The Lakers turned the ball over 19 times, directly leading to 28 Minnesota points.
“They’re big, they’re long, they’re athletic, they pressure the basketball, they make everything tough,” Redick said. “We’re gonna have some turnovers. Sometimes they force you into turnovers, which they did.
“But we also had some unforced turnovers: over-dribbling, trying to draw fouls, dribbling into traffic, trying to do a little bit too much with the basketball. We generated a lot of really good shots when we didn’t turn [the ball] over.”
The Timberwolves scored 21 fast-break points, quickly turning defense into offense against a Lakers team that often looked outmatched athletically.
The Lakers also missed seven of their 20 free-throw attempts, leaving valuable points on the board on a night when they needed every one of them.
“In the postseason, obviously you’re not gonna play a perfect game,” James said. “But the more that you make mistakes on top of mistakes, on top of mistakes, things that can be controlled, then it’s not gonna give you an opportunity to be in the best possible chance to win.”
So even with James knocking down three straight 3-pointers in a four-possession span to cut the Lakers’ deficit from seven points (97-90) to one (100-99) midway through the fourth quarter, or Doncic making a pair of free throws and a floater on back-to-back possessions to tie the score at 103, the Lakers didn’t overcome the hole they put themselves in.
The Timberwolves outscored the Lakers 13-1 over the final 4:37 of the game after Doncic’s tying baseline jumper.
And Anthony Edwards took a significant step forward in attacking the Lakers, burying them even deeper in that hole.
Edwards scored or assisted on the Timberwolves’ final 13 points, leading Minnesota down the stretch with his shot-making and playmaking. The All-NBA guard finished with 29 points on 12-of-26 shooting to go with eight assists and eight rebounds.
Jaden McDaniels led the Timberwolves with a career playoff-high 30 points on 13-of-22 shooting and spearheaded Minnesota’s stifling defense on Doncic, while Julius Randle had 22 points.
The Timberwolves also got 11 points off the bench from Naz Reid, and 10 points from Donte DiVincenzo.
Austin Reaves was the only Laker besides James and Doncic to score in double figures, finishing with 20 points (7-of-18 shooting), seven rebounds and four assists.
The Timberwolves outscored the Lakers 56-26 inside the paint, further showcasing the size disparity between the teams.

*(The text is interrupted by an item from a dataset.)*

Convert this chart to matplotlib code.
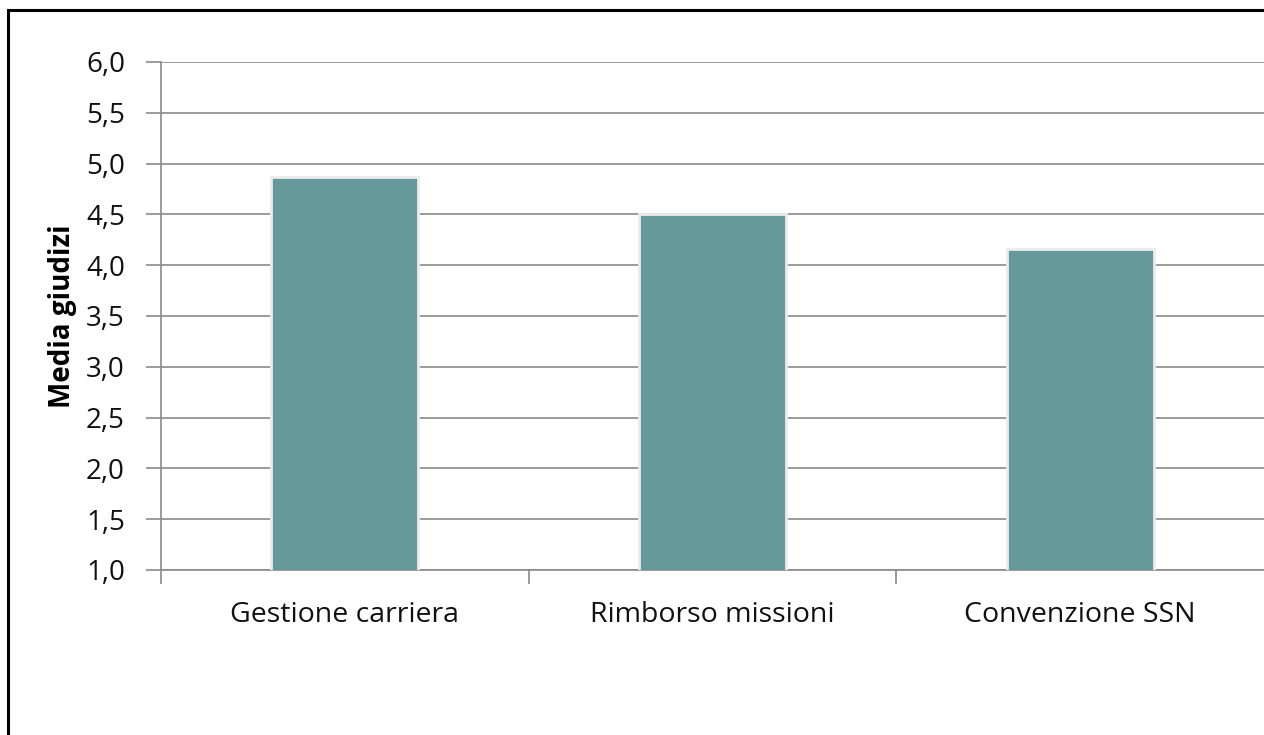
import numpy as np
import matplotlib
matplotlib.use("Agg")
from matplotlib import pyplot as plt
from matplotlib.patches import Rectangle
from matplotlib.ticker import FuncFormatter, FixedLocator

categories = ["Gestione carriera", "Rimborso missioni", "Convenzione SSN"]
values = [4.87, 4.50, 4.16]
yticks = [1.0, 1.5, 2.0, 2.5, 3.0, 3.5, 4.0, 4.5, 5.0, 5.5, 6.0]

plt.rcParams['font.family'] = ['Open Sans', 'DejaVu Sans']

W, H = 1264, 735
fig = plt.figure(figsize=(W / 100, H / 100), dpi=100)
ax = fig.add_axes([161 / W, 165 / H, 1103 / W, 508 / H])

x = np.arange(len(categories))
ax.bar(x, values, width=0.40, bottom=0, color='#669999', edgecolor='#ececec',
       linewidth=2, zorder=3)

ax.set_xlim(-0.5, len(categories) - 0.5)
ax.set_ylim(1.0, 6.0)
ax.set_yticks(yticks)
ax.yaxis.set_major_formatter(FuncFormatter(lambda v, p: ("%.1f" % v).replace('.', ',')))
ax.yaxis.grid(True, color='#8a8a8a', linewidth=1.2, zorder=0)
ax.set_axisbelow(True)

# category labels centred, tick marks on the boundaries
ax.set_xticks(x)
ax.set_xticklabels(categories, fontsize=20.5, color='#111111')
ax.tick_params(axis='x', which='major', length=0, pad=22)
ax.xaxis.set_minor_locator(FixedLocator(np.arange(len(categories)) - 0.5))
ax.tick_params(axis='x', which='minor', length=10, width=1.2, color='#8a8a8a')
ax.tick_params(axis='y', length=11, width=1.2, color='#8a8a8a', labelsize=20,
               labelcolor='#111111', pad=15)

for s in ['top', 'right']:
    ax.spines[s].set_visible(False)
for s in ['left', 'bottom']:
    ax.spines[s].set_color('#8a8a8a')
    ax.spines[s].set_linewidth(1.2)

ax.set_ylabel('Media giudizi', fontsize=20, fontweight='bold')
ax.yaxis.set_label_coords(-0.076, 0.5)

# outer frame of the chart
fig.patches.append(Rectangle((8 / W, -0.1), 2, (H - 10) / H + 0.1, transform=fig.transFigure,
                             fill=False, edgecolor='black', linewidth=2.2))

fig.savefig("out.png", dpi=100)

Minnesota took 45 field goal attempts inside the paint, making 28, while the Lakers only took 28, making 13.
“When we’ve been at our best, we’ve been able to be physical on the ball and not allow blow-bys and also have sort of a cover mentality, multiple effort and it was there at times,” Redick said. “It’s not to say our guys, they exerted a lot of effort, they played hard. But the sort of early throw-aheads, the offensive rebounds…those things really accumulate, especially when you’re turning the ball over.”
James’ scoring total was the fifth time he scored at least 38 points in the playoff games for the Lakers, and his first since the Lakers fell to the Denver Nuggets in Game 4 of the Western Conference finals on May 22, 2023, a game James scored 40 points in.